Adversarial supervised contrastive learning
Contrastive learning is prevalently used in pre-training deep models, followed with fine-tuning in downstream tasks for better performance or faster training. However, pre-trained models from contrastive learning are barely robust against adversarial examples in downstream tasks since the representations learned by self-supervision may lack the robustness and also the class-wise discrimination. To tackle the above problems, we adapt the contrastive learning scheme to adversarial examples for robustness enhancement, and also extend the self-supervised contrastive approach to the supervised setting for the ability to discriminate on classes. Equipped with our new designs, we proposed adversarial supervised contrastive learning (ASCL), a novel framework for robust pre-training.
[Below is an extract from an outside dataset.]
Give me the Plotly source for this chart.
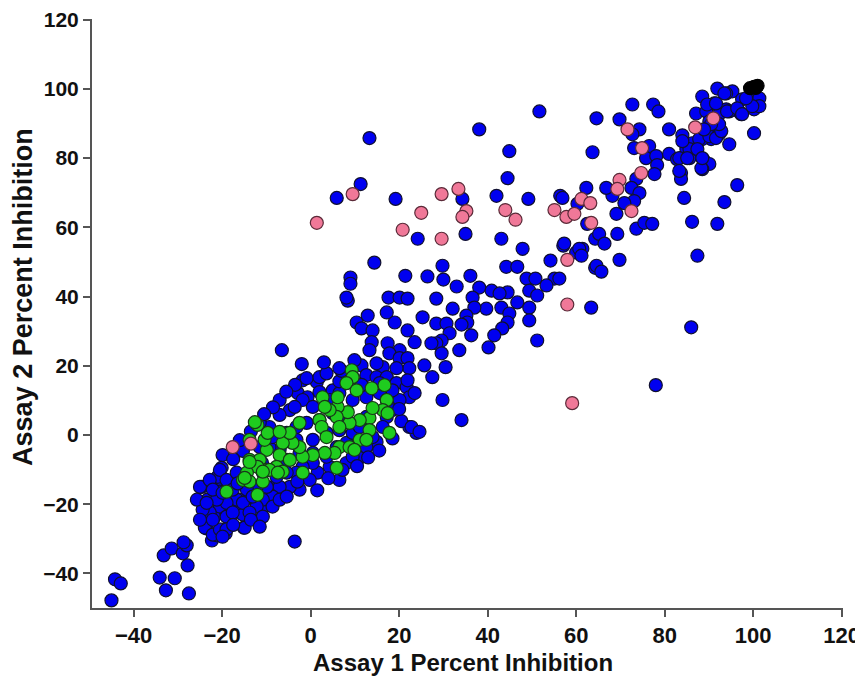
import plotly.graph_objects as go

# ---- data ----
blue_pts = [
    # lower-left tail
    (-45, -47.8), (-44.2, -41.7), (-42.9, -42.9), (-34.1, -41.2), (-32.7, -44.9), (-30.7, -41.4),
    (-27.5, -45.8), (-27.8, -37.7), (-33.2, -34.8), (-31.4, -32.8), (-28.9, -34.2), (-28, -31.9),
    (-28.7, -31), (-22.3, -30.5), (-23.5, -27), (-21.2, -29), (-19.2, -28.5), (-15.1, -26.8),
    (-23.9, -22.5), (-21.7, -23.6), (-19, -23), (-16.7, -22.2), (-15.3, -23), (-20.5, -20.7),
    (-18.3, -20.1), (-23.3, -18.7), (-24.6, -15), (-22.3, -13.5), (-19.9, -13.5), (-20.5, -16.4),
    (-18.3, -16.7), (-16, -18.7), (-13.8, -18.1), (-12.2, -20.1), (-10.8, -21), (-8.8, -19.6),
    (-7.7, -17.8), (-8.4, -15), (-19.9, -5.8), (-20.1, -9.5), (-21, -12.1), (-15.3, -4.6),
    # main cluster
    (8.4, 38.8), (16.3, 19.6), (11.5, 20.1), (-6.5, 24.5), (1.4, 15.3), (-1.8, 15.8), (-2.9, 12.1),
    (-0.7, 10.9), (2, 12.4), (5, 12.9), (8.1, 15), (9.5, 16.7), (12.6, 17.3), (14.9, 16.7),
    (17.2, 16.7), (19.4, 15), (21.7, 13.8), (22.3, 10.9), (20.1, 10.1), (18.5, 7.2), (22.3, 2.3),
    (23.9, 0.6), (14.9, -2), (11.1, -6.6), (8.1, -8.1), (6.5, -13), (1.6, -10.9), (-0.2, -13),
    (-2.5, -15.8), (-4.7, -15), (-7, -15), (-8.6, -17.8), (-10.8, -18.7), (-12.2, -20.7),
    (-8.6, -20.7), (-10.8, -23.6), (-14.9, -26.8), (-16.7, -18.7), (-19, -19.6), (-21.2, -18.7),
    (-22.8, -22.4), (-24.4, -21.6), (-23.9, -26.8), (-22.1, -28.8), (-20.5, -27.3), (-19, -23.6),
    (-17.6, -22.4), (-25, -15), (-22.8, -13), (-20.5, -10.1), (-3.6, -30.8),
    (-1.8, 10.1), (-4.7, 7.2), (-7, 5.8), (-9.3, 2.3), (-11.5, 3.5), (-7, 10.1), (-3.6, 8.1),
    (0.5, 8.1), (4.3, 10.1), (6.5, 12.1), (9.5, 10.1), (12.6, 10.9), (15.6, 12.1), (17.2, 10.1),
    (17.2, 5.2), (16.3, 2.3), (14, -0.6), (12.6, -3.5), (9.5, -6.3), (7.2, -10.1), (4.3, -9.2),
    (3.6, -6.3), (0.5, -8.1), (-1.8, -9.2), (-3.2, -10.9), (-5.4, -10.9), (-7.7, -12.1),
    (-9.9, -15), (-12.2, -15), (-14.4, -15.8), (-15.3, -19.6), (-13.8, -22.4), (-13.1, -17.8),
    (-5.4, -7.2), (-7, -4.3), (-9.3, -3.5), (-11.5, -3.5), (-3.2, -1.4), (0.5, -1.4), (3.6, 0.6),
    (6.5, 1.4), (8.1, -2.3), (5.9, -3.5), (0.5, -5.2), (-2.5, -5.2), (9.5, 0.6), (11.1, 2.3),
    (12.6, 5.2), (8.1, 4.3), (5, 6.3), (2, 4.3), (-0.9, 3.5), (-3.2, 2.3), (-5.4, 0.6),
    (-8.6, -0.6), (18.5, 12.9), (15.6, 15), (-19, -13), (-16.7, -10.9), (-22.1, -15.8),
    (-19.9, -16.7), (-17.6, -15.8), (-25.7, -18.7), (-23.5, -19.6), (-22.1, -24.5), (-25, -24.5),
    (-19, -27.3), (-19.9, -29.4), (-7, -18.7), (-5.4, -17.8), (-10.8, -10.9),
    (-0.9, 16.4), (2, 16.7), (3.6, 17.8),
    (-3.5, 14.5), (-5.5, 12.5), (-8.5, 8), (-10.5, 6), (-13.5, 1), (-16, -1.5), (-17.5, -7),
    (-16.5, -14), (-11, -8), (-3, -13.5), (1.5, -16), (4, -12.5), (10.5, -9), (13, -6.5),
    (15.5, -4.5), (18.5, -1), (20.5, 4), (20, 7.5), (6.5, 15.5), (11.5, 14.5), (-2, 20.5),
    (3, 21), (7, 18.5), (-13.5, -24.5), (-17.5, -26), (-11.5, -26.5),
    # middle band
    (11.3, 72.5), (5.9, 68.5), (19.2, 68.2), (34.3, 68.2), (44.5, 74.2), (42, 69.1), (49.2, 68.2),
    (56.4, 69.1), (62.3, 71.4), (60.3, 66.8), (62.5, 61), (24.2, 56.7), (35, 58.1), (43.1, 56.7),
    (47.9, 53.8), (54.2, 50.4), (57.1, 54.7), (60, 52.7), (61.4, 53.8), (64.3, 56.7), (64.3, 48.3),
    (63.4, 36.8), (14.4, 49.8), (9, 45.5), (9, 43.7), (8.1, 39.7), (21.4, 46), (26.4, 45.8),
    (29.8, 48.9), (30, 44.9), (33, 42.9), (36.1, 46), (38.1, 42.6), (40.9, 41.7), (44.2, 48.6),
    (46.7, 48.6), (48.8, 45.2), (50.8, 45.2), (55.1, 45.2), (53.3, 43.2), (49.4, 41.7), (51.2, 40.3),
    (46.7, 38.3), (44.5, 41.2), (42.7, 40.9), (36.6, 39.7), (39.7, 36.5), (43.1, 36.8), (44.9, 35.1),
    (44.5, 32.5), (49.4, 36.8), (49.4, 33.1), (51.2, 27.3), (43.3, 30.8), (41.5, 28.8), (40.2, 25.3),
    (37, 36.8), (35.2, 34.5), (35.4, 32.5), (36.3, 28.8), (34.1, 31.9), (32.1, 36.5), (33.6, 24.5),
    (28.4, 39.4), (25.3, 34), (17.6, 39.7), (20.1, 39.7), (21.9, 39.4), (28.4, 32.2), (30.7, 32.2),
    (31.4, 29.4), (29.6, 27.3), (28.4, 26.5), (29.6, 23.6), (27.3, 26.5), (23.5, 26.8), (21.9, 30.2),
    (19, 32.5), (17.2, 35.4), (12.9, 34.5), (10.4, 32.5), (11.5, 30.8), (14, 30.2), (13.8, 26.8),
    (13.3, 24.5), (17.4, 26.5), (20.1, 24.5), (17.8, 23.6), (20.1, 22.2), (21.9, 22.2), (22.3, 19.3),
    (19.4, 19.3), (25.7, 20.1), (27.5, 16.7), (30.5, 19.6), (29.8, 10.1), (34.1, 4.3), (22.8, 2.3),
    (24.6, 0.9), (14.9, 20.7), (9.9, 21.6), (6.5, 19.3), (23.5, 12.1), (21.9, 15.8),
    (44.9, 82), (13.3, 85.8), (38.1, 88.3), (51.7, 93.5), (78, 14.4),
    # upper right
    (72.7, 95.5), (77.4, 95.5), (78.6, 93.5), (64.6, 91.5), (69.8, 91.2), (74.3, 88.3), (72.7, 86.9),
    (63.7, 81.7), (73.1, 82.9), (76.5, 83.5), (75.8, 80), (78.1, 80.6), (78.3, 78), (77.7, 75.4),
    (73.6, 74), (72.5, 71.4), (74.3, 69.9), (73.1, 67.6), (70.9, 67), (68.2, 69.1), (66.8, 71.4),
    (69.1, 63.9), (69.3, 58.1), (73.6, 59.6), (75.4, 61.3), (77.2, 61), (65.2, 58.1), (66.4, 55.3),
    (69.8, 50.6), (64.6, 48.9), (65.7, 47.2), (60.7, 53.8), (61.2, 51.8), (57.3, 55.3), (56.9, 68.5),
    (81, 88.3), (84, 86.6), (81, 81.2), (82.8, 79.7), (85.6, 80), (83.7, 75.7), (83.7, 74),
    (88.7, 79.7), (90.1, 78.3), (88.5, 76.8), (84.4, 68.5), (86.2, 61.6), (91.9, 61), (93.5, 67.3),
    (96.4, 72.2), (87.4, 51.8), (86, 31.1), (100.2, 87.2), (94.6, 84), (91.9, 100.1), (95.3, 99.3),
    (93.9, 98.7), (88.5, 97.8), (91.2, 95.8), (87.1, 92.9), (89.4, 93.5), (93.9, 94.1), (96.8, 93.5),
    (100.2, 94.1), (97.5, 97), (99.5, 97.8), (101.4, 97.3), (101.4, 95), (92.3, 92.7), (90.1, 90.6),
    (91.6, 88.6), (92.3, 86.9), (90.5, 85.5), (88.5, 85.5), (86.2, 84.3), (84.9, 82.6), (94.6, 93.5),
    (97.3, 92.7), (56.2, 45.2),
    (85.6, 82.6), (83.3, 80), (85.1, 80), (87.8, 85.5), (90.1, 86.3), (91.6, 85.8), (92.8, 87.8),
    (92.3, 89.8), (94.1, 93.5), (96.4, 94.4), (97.5, 92.7), (99.8, 95), (98.4, 97.3), (93.5, 98.7),
    (89.6, 95.5), (91.6, 95.8), (90.5, 89.8), (88.9, 88.3), (84, 84.9), (87.4, 82.6), (83.3, 76.3),
    (88.3, 77.1), (88.5, 80),
]

green_pts = [
    (9.3, 18.7), (9.5, 16.7), (8.1, 15), (10.4, 12.9), (13.8, 13.5), (16.7, 14.4), (17.2, 10.1),
    (16.3, 7.2), (17.4, 6.3), (13.3, 4.9), (14, 7.8), (11.1, 4.3), (8.8, 3.5), (8.4, 6.6), (6.1, 8.1),
    (5.9, 5.2), (4.3, 7.2), (2.7, 10.9), (6.1, 10.9), (3.2, 8.1), (2, 4.3), (2.5, 2.3), (6.5, 2.3),
    (11.1, -1.4), (13.3, 1.4), (17.8, 0.6), (6.5, -3.5), (5.4, -5.2), (3.2, -5.2), (0.5, -5.8),
    (-1.8, -6.3), (-2.5, -3.5), (-4.1, -2.3), (-6.3, -2.3), (-7, -5.8), (-4.7, -7.2), (-9.9, -4.3),
    (-10.4, -1.4), (-9.7, 0.6), (-12, 2.9), (-12.6, 3.7), (-13.8, -1.4), (-13.8, -7.2), (-11.5, -7.2),
    (-9.9, -10.1), (-12, -9.2), (-7.7, -9.2), (-6.3, -10.6), (-14.4, -10.9), (-15.3, -13),
    (-13.8, -13.5), (-10.8, -13.5), (-19, -16.4), (-12, -17.3), (-1.8, -10.9), (5.9, -9.5),
    (-2.5, 3.5), (-4.7, 0.6), (-7, 0.9), (3.6, -0.6), (8.8, -3.5), (9.9, -4.3), (12.6, -1.4),
    (-14.9, -12.4), (-9.3, -10.1), (-7.4, -10.9), (-10.8, -10.6), (-13.8, -7.8),
]

pink_pts = [
    (-17.6, -3.5), (-13.5, -2.5), (1.4, 61.3), (9.5, 69.6), (20.8, 59.3), (25, 64.2), (29.6, 69.6),
    (29.6, 56.7), (33.4, 71.1), (35.2, 64.7), (34.3, 63), (44, 65), (46.3, 62.2), (55.1, 65),
    (57.8, 63), (59.6, 63.9), (61.2, 68.2), (63.2, 67), (63.4, 61.3), (58, 50.6), (58, 37.7),
    (59.1, 9.2), (71.6, 88.3), (74.9, 82.9), (74.7, 75.7), (69.8, 73.7), (69.3, 71.1), (72.5, 64.7),
    (86.9, 88.9), (91, 91.5),
]

black_pts = [(99.3, 100.2), (100.2, 100.6), (101, 100.9), (100.6, 100.3)]

blue_x = [p[0] for p in blue_pts]
blue_y = [p[1] for p in blue_pts]
green_x = [p[0] for p in green_pts]
green_y = [p[1] for p in green_pts]
pink_x = [p[0] for p in pink_pts]
pink_y = [p[1] for p in pink_pts]
black_x = [p[0] for p in black_pts]
black_y = [p[1] for p in black_pts]

x_ticks = [-40, -20, 0, 20, 40, 60, 80, 100, 120]
y_ticks = [-40, -20, 0, 20, 40, 60, 80, 100, 120]

# ---- figure ----
MS = 13

def series(x, y, fill, edge):
    return go.Scatter(x=x, y=y, mode="markers", showlegend=False, hoverinfo="x+y",
                      marker=dict(size=MS, color=fill, line=dict(color=edge, width=1.2)))

fig = go.Figure()
fig.add_trace(series(blue_x, blue_y, "#0000F0", "#10102e"))
fig.add_trace(series(green_x, green_y, "#1FCC1F", "#183818"))
fig.add_trace(series(pink_x, pink_y, "#F07898", "#5a2a38"))
fig.add_trace(series(black_x, black_y, "#000000", "#000000"))

sans = "Liberation Sans, Arial, sans-serif"

# the page body adds an 8px offset, so the figure is sized 855x670
fig.update_layout(
    width=855, height=670,
    margin=dict(l=84, r=20, t=11, b=70, autoexpand=False),
    paper_bgcolor="white", plot_bgcolor="white",
    xaxis=dict(range=[-49.4, 120.3], tickvals=x_ticks, ticks="outside", ticklen=7, tickwidth=1.5,
               tickcolor="#555", showline=True, linecolor="#555", linewidth=2, showgrid=False,
               zeroline=False, automargin=False,
               tickfont=dict(family=sans, size=22, color="#111", weight="bold")),
    yaxis=dict(range=[-50, 120.2], tickvals=y_ticks, ticks="outside", ticklen=7, tickwidth=1.5,
               tickcolor="#555", showline=True, linecolor="#555", linewidth=2, showgrid=False,
               zeroline=False, automargin=False,
               tickfont=dict(family=sans, size=21, color="#111", weight="bold")),
    annotations=[
        dict(text="Assay 1 Percent Inhibition", xref="paper", yref="paper", x=0.494, y=-0.092,
             xanchor="center", yanchor="middle", showarrow=False,
             font=dict(family=sans, size=24, color="#111", weight="bold")),
        dict(text="Assay 2 Percent Inhibition", xref="paper", yref="paper", x=-0.092, y=0.528,
             xanchor="center", yanchor="middle", showarrow=False, textangle=-90,
             font=dict(family=sans, size=27, color="#111", weight="bold")),
    ],
)

fig.write_html("out.html")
Despite its simplicity, extensive experiments show that ASCL achieves significant margins in adversarial robustness over the prior arts, proceeding towards either the lightweight standard fine-tuning or adversarial fine-tuning. Moreover, ASCL also shows benefits for robustness to diverse natural corruptions, suggesting the wide applicability to all sorts of practical scenarios. Notably, ASCL demonstrate impressive results in robust transfer learning.